Sure, sure. So the product then supports all those phases. The rRpid prototyping is sort of what I showed with the client in that demo. You can easily grab data around it locally on your desktop and do things pretty quickly. Then next, with the substantiation there, you might want to run bigger datasets, you might, in fact, want to not load all the data into RapidMiner because of limitations of RAM or you want to leave it in its source. Then you can do those in that phase, that’s where you really are testing your models on full datasets, making sure that they are actually maybe, yeah, scoring or returning at the performance that you expect. And then finally, the deployment phase or, again, operationalizing the models there is, again, where the solar functionality kicks in, the APIs are used and some of these out-of-the-box integrations. I think there’ve been a few questions here too around what other things do we integrate with besides Salesforce. And, yeah, you can do things with SFP, you can write back to all kinds of databases. We leverage something called Zapier, which integrates with lots of different web-based tools. So if you have things in the cloud, for example, it’s very easy to integrate with those. So a pretty rich set there. And again too, to address that maybe I think there was another question here around what about loading the data into your local repository and so on, yeah, you sort of disconnect from the proprietary data stored or from the original data source. And you again can do it both ways. It’s easier sometimes to load the data and work on it locally like this, but you can also have dynamic connections back to your databases and such through the product. I just didn’t show it in that quick little demo.
Great. Thank you, Lars. So this one looks like it’s for either Mike or Lars. Do you have any best practices of operationalizing using a platform like RapidMiner? What works in guidance for enterprises?
Yes, maybe I can start out a little bit since it’s related to the product platform itself then. So I mean, in many of these cases, yeah, it’s important to have some support by the other application owners and IT and so on to make sure that you can put these things in place in an effective way. Also, I think what we’ve seen is making sure the business side is bought into the improvements that are going to be provided here with these models. So a lot of it is not necessarily technical but organizational and project management-oriented because you’re starting to now move from this experimentational or prototyping phase and really deploying things into your business and your production systems. So there’s lots of elements around that, which I think is important to consider and really take care of as you do this.
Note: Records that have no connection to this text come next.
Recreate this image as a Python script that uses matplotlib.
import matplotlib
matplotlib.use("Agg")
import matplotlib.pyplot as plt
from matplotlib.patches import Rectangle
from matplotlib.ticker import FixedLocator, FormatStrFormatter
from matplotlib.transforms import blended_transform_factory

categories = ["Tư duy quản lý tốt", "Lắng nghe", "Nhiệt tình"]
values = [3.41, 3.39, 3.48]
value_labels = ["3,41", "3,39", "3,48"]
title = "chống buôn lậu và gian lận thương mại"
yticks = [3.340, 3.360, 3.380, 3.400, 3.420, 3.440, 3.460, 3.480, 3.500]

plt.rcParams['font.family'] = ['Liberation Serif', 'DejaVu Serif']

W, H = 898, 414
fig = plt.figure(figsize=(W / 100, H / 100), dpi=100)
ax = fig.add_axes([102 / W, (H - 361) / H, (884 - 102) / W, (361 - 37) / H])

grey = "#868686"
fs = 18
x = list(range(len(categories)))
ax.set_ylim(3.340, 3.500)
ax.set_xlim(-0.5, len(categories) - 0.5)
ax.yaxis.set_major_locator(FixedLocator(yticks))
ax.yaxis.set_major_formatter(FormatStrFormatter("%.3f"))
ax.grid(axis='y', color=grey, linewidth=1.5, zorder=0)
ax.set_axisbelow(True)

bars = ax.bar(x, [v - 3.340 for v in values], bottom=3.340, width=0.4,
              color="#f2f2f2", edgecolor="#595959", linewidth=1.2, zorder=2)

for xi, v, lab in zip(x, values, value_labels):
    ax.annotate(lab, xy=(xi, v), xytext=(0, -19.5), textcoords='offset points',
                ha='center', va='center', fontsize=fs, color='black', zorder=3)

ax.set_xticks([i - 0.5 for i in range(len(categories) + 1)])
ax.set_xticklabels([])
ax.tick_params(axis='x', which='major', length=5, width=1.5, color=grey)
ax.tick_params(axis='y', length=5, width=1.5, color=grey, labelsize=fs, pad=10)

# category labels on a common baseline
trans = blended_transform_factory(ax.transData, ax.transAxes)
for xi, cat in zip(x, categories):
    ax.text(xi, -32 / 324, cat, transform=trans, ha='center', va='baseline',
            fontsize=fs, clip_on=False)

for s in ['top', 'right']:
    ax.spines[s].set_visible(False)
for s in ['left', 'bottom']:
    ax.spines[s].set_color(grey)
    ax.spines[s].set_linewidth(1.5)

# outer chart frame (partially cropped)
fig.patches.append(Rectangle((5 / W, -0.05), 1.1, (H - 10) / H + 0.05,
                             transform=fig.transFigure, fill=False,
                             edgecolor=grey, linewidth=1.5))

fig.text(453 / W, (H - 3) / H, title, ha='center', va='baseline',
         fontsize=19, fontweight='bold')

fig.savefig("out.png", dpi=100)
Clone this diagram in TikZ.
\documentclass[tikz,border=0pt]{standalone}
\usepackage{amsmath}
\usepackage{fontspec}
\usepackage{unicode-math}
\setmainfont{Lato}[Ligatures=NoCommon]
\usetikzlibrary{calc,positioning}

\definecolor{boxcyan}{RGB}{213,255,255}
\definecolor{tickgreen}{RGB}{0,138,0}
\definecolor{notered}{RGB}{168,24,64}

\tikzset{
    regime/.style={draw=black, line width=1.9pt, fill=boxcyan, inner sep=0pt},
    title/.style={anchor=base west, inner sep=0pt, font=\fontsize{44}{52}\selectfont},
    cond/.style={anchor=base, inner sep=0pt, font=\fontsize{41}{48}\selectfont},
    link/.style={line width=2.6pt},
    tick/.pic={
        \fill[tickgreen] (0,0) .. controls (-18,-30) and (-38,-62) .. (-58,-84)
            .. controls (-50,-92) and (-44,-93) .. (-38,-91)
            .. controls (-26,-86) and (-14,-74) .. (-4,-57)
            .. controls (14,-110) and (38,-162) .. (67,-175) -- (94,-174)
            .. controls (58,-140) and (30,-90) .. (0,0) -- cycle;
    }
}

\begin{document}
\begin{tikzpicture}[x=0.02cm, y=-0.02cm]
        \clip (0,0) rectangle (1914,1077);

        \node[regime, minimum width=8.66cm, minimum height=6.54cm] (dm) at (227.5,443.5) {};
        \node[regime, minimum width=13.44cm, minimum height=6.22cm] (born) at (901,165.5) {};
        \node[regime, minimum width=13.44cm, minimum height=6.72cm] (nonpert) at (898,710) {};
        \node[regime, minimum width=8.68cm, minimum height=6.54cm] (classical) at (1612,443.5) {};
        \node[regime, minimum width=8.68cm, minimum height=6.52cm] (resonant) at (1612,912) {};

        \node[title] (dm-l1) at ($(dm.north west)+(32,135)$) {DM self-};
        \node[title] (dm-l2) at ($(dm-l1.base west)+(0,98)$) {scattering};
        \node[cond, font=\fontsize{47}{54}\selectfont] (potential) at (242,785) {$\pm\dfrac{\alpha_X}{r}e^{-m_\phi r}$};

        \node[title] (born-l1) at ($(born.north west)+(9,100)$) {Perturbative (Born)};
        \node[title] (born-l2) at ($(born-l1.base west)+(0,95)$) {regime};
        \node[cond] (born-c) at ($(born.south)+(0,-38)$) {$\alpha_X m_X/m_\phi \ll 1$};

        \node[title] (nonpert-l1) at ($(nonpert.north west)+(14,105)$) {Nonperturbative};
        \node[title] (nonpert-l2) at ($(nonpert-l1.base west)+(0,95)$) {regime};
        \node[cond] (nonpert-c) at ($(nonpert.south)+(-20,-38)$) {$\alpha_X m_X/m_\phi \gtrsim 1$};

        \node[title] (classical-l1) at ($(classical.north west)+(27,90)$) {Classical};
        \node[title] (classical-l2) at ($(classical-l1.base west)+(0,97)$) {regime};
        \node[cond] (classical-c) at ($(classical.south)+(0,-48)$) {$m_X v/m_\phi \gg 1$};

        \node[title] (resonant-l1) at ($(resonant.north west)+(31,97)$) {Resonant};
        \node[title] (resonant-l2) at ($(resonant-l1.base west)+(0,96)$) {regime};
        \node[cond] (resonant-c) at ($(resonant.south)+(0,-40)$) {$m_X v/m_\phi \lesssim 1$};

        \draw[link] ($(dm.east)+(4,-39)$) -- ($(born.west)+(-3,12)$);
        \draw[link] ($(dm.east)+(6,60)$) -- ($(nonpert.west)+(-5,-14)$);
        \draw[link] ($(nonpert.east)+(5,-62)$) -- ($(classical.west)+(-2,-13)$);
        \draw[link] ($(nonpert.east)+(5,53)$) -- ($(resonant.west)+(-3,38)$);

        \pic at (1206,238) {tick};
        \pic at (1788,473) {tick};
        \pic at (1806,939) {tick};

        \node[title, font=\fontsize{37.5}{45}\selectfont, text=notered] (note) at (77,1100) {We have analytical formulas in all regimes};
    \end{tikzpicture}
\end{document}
Great. Mike, do you have anything to add to that?
No, that makes sense.
Awesome. Great. Looks like I have another question coming in here. This one looks like it’s for Lars. Can the server be deployed in the technology environment of my company or does it have to run in RapidMiner cloud?
Great question then. So what I showed today and went through today is all deployable on premises. So the system itself is really mainly built for desktop use and deployment on a local or enterprise installed servers. We do have some cloud functionality as well where you can upload your data and your models and run them on the cloud. This is more of a solution for a smaller setup maybe or where you are a desktop user and you want to run some jobs in the background or run them without loading your desktop environment, but for what we went through today, the best way to do that is to buy out the whole system here and deploy it on the premises.
Great. Thanks, Lars. So it looks like we still have a couple of questions coming in but we’re at the top of the hour right now, so if we didn’t address any of your questions, we’ll make sure to have someone follow up with you and address your question. So I apologize if we weren’t able to answer that on the line here today. So thanks again to everyone for joining us for today’s presentation and have a great day.